Fascinating exploration of rape culture and how incredibly pervasive it is.

Harding explores legal cases, pop culture, sports and every other aspect of our lives to show how incredibly yes, pervasive it is. And yet, she has such a hilarious, dry wit that it keeps you from throwing the book--and yourself--off of a cliff.

Safer by Sean Doolittle (2009)


Pretty awesome thriller novel set in a small midwestern college town.

Paul Callaway and his wife Sara have just moved into a neighborhood on a small cul-de-sac. The neighbors are extremely friendly and welcome Paul into their vigilant neighborhood watch. Paul tries to fit in with the neighbors until one day, the neighborhood watch sets its sights on him.

Wonderfully told--the story starts at the end and is unfolded bit by bit in a completely compelling, suspenseful way.

Built by Jay Crownover (2016)


Built (Saints of Denver, #1)

I read this entire book in one night. It was delicious. 

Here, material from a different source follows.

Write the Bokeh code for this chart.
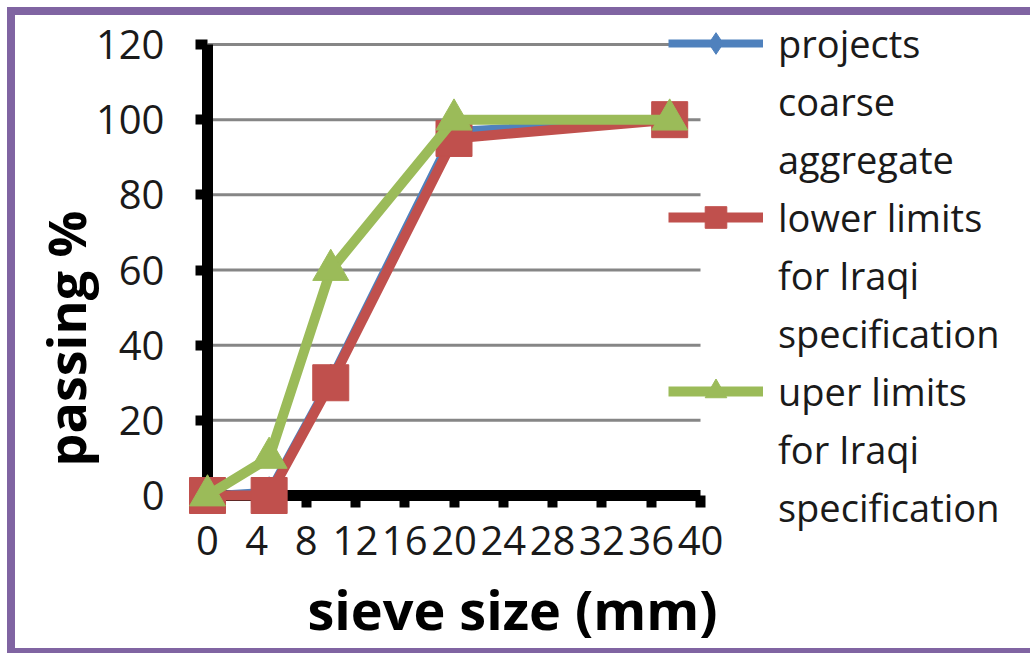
import math
from bokeh.plotting import figure
from bokeh.models import Legend, LegendItem, FixedTicker, Range1d, Label, LinearAxis
from bokeh.embed import file_html
from bokeh.resources import INLINE

# data
sieve_mm = [0, 5, 10, 20, 37.5]
project = [0, 1, 31, 97, 100]
lower_limits = [0, 0, 30, 95, 100]
upper_limits = [0, 10, 60, 100, 100]
x_ticks = [0, 4, 8, 12, 16, 20, 24, 28, 32, 36, 40]
y_ticks = [0, 20, 40, 60, 80, 100, 120]
series_lines = [["projects", "coarse", "aggregate"],
                ["lower limits", "for Iraqi", "specification"],
                ["uper limits", "for Iraqi", "specification"]]
x_title = "sieve size (mm)"
y_title = "passing %"

FONT = "Open Sans"
BLUE = "#4F81BD"
RED = "#C0504D"
GREEN = "#9BBB59"

# layout (pixels)
CANVAS_W, CANVAS_H = 1015, 633
PLOT_LEFT, PLOT_TOP = 192, 29      # position of (0, 120) inside canvas
PLOT_W, PLOT_H = 493, 451          # extent of 0..40 and 0..120
px_x = PLOT_W / (x_ticks[-1] - x_ticks[0])
px_y = PLOT_H / (y_ticks[-1] - y_ticks[0])
x_start = x_ticks[0] - PLOT_LEFT / px_x
x_end = x_start + CANVAS_W / px_x
y_end = y_ticks[-1] + PLOT_TOP / px_y
y_start = y_end - CANVAS_H / px_y

p = figure(frame_width=CANVAS_W, frame_height=CANVAS_H,
           min_border_left=0, min_border_right=0,
           min_border_top=0, min_border_bottom=0,
           x_range=Range1d(x_start, x_end), y_range=Range1d(y_start, y_end),
           output_backend="svg", toolbar_location=None,
           background_fill_color="white", border_fill_color="white",
           outline_line_color=None, x_axis_location=None, y_axis_location=None,
           styles={"margin-left": "7px", "margin-top": "7px",
                   "border-left": "8px solid #8064A2",
                   "border-top": "8px solid #8064A2",
                   "border-bottom": "5px solid #8064A2"})

xaxis = LinearAxis(fixed_location=0)
yaxis = LinearAxis(fixed_location=0)
p.add_layout(xaxis, "below")
p.add_layout(yaxis, "left")

for ax in (xaxis, yaxis):
    ax.axis_line_color = "black"
    ax.axis_line_width = 11
    ax.major_tick_line_color = "black"
    ax.major_tick_line_width = 10
    ax.major_tick_in = 0
    ax.major_tick_out = 12
    ax.minor_tick_line_color = None
    ax.major_label_text_font = FONT
    ax.major_label_text_font_size = "40px"
    ax.major_label_text_color = "#1a1a1a"

xaxis.ticker = FixedTicker(ticks=x_ticks)
xaxis.bounds = (x_ticks[0], x_ticks[-1])
xaxis.major_label_standoff = 18
yaxis.ticker = FixedTicker(ticks=y_ticks)
yaxis.bounds = (y_ticks[0], y_ticks[-1])
yaxis.major_label_standoff = 31

p.xgrid.grid_line_color = None
p.ygrid.grid_line_color = None

# horizontal gridlines spanning the 0..40 axis
n = len(y_ticks) - 1
p.segment(x0=[x_ticks[0]] * n, x1=[x_ticks[-1]] * n,
          y0=y_ticks[1:], y1=y_ticks[1:], line_color="#868686", line_width=3,
          level="underlay")

# axis titles
p.add_layout(Label(x=497, y=40, x_units="screen", y_units="screen",
                   text=x_title, text_align="center", text_baseline="middle",
                   text_font=FONT, text_font_style="bold", text_font_size="54px",
                   text_color="black"))
p.add_layout(Label(x=50, y=310, x_units="screen", y_units="screen", angle=math.pi / 2,
                   text=y_title, text_align="center", text_baseline="middle",
                   text_font=FONT, text_font_style="bold", text_font_size="52px",
                   text_color="black"))

# series
bl = p.line(sieve_mm, project, line_color=BLUE, line_width=8, level="overlay")
bm = p.scatter(sieve_mm, project, marker="diamond", size=30, fill_color=BLUE,
               line_color=BLUE, level="overlay")
rl = p.line(sieve_mm, lower_limits, line_color=RED, line_width=10, level="overlay")
rm = p.scatter(sieve_mm, lower_limits, marker="square", size=36, fill_color=RED,
               line_color=RED, level="overlay")
gl = p.line(sieve_mm, upper_limits, line_color=GREEN, line_width=10, level="overlay")
gm = p.scatter(sieve_mm, upper_limits, marker="triangle", size=36, fill_color=GREEN,
               line_color=GREEN, level="overlay")

items = []
for lines, rends in zip(series_lines, [[bl, bm], [rl, rm], [gl, gm]]):
    items.append(LegendItem(label=lines[0], renderers=rends))
    for extra in lines[1:]:
        items.append(LegendItem(label=extra, renderers=[]))

legend = Legend(items=items, location=(653, 114))
legend.background_fill_alpha = 0
legend.border_line_color = None
legend.padding = 0
legend.margin = 0
legend.spacing = 4
legend.glyph_width = 95
legend.glyph_height = 54
legend.label_standoff = 15
legend.label_height = 54
legend.label_text_font = FONT
legend.label_text_font_size = "38px"
legend.label_text_color = "#1a1a1a"
p.add_layout(legend, "center")

open("out.html", "w").write(file_html(p, INLINE))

Zeb Fuller is a contractor who's spent a bit of time locked up, and sports tattoos, a beard and unruly hair. Also, mossy green eyes. Sayer Cole is a lawyer who recently discovered a half-brother (who happens to be Zeb's good friend). When Zeb finds out he has a son, Sayer gets involved in helping him get custody of the boy and keep him out of the foster system. AND, despite the fact that she's incredibly cautious about feelings due to her emotionally abusive father, they are drawn to one another. 

Even though this book is billed as "New Adult", this feels like a truly adult (as in grown-up people with grown-up lives) romance. And it is FILLED with rich characters who have their own stories (in Crownover's sprawling catalogue.) Sexy and romantic, while being realistic and touching. SO thumbs up.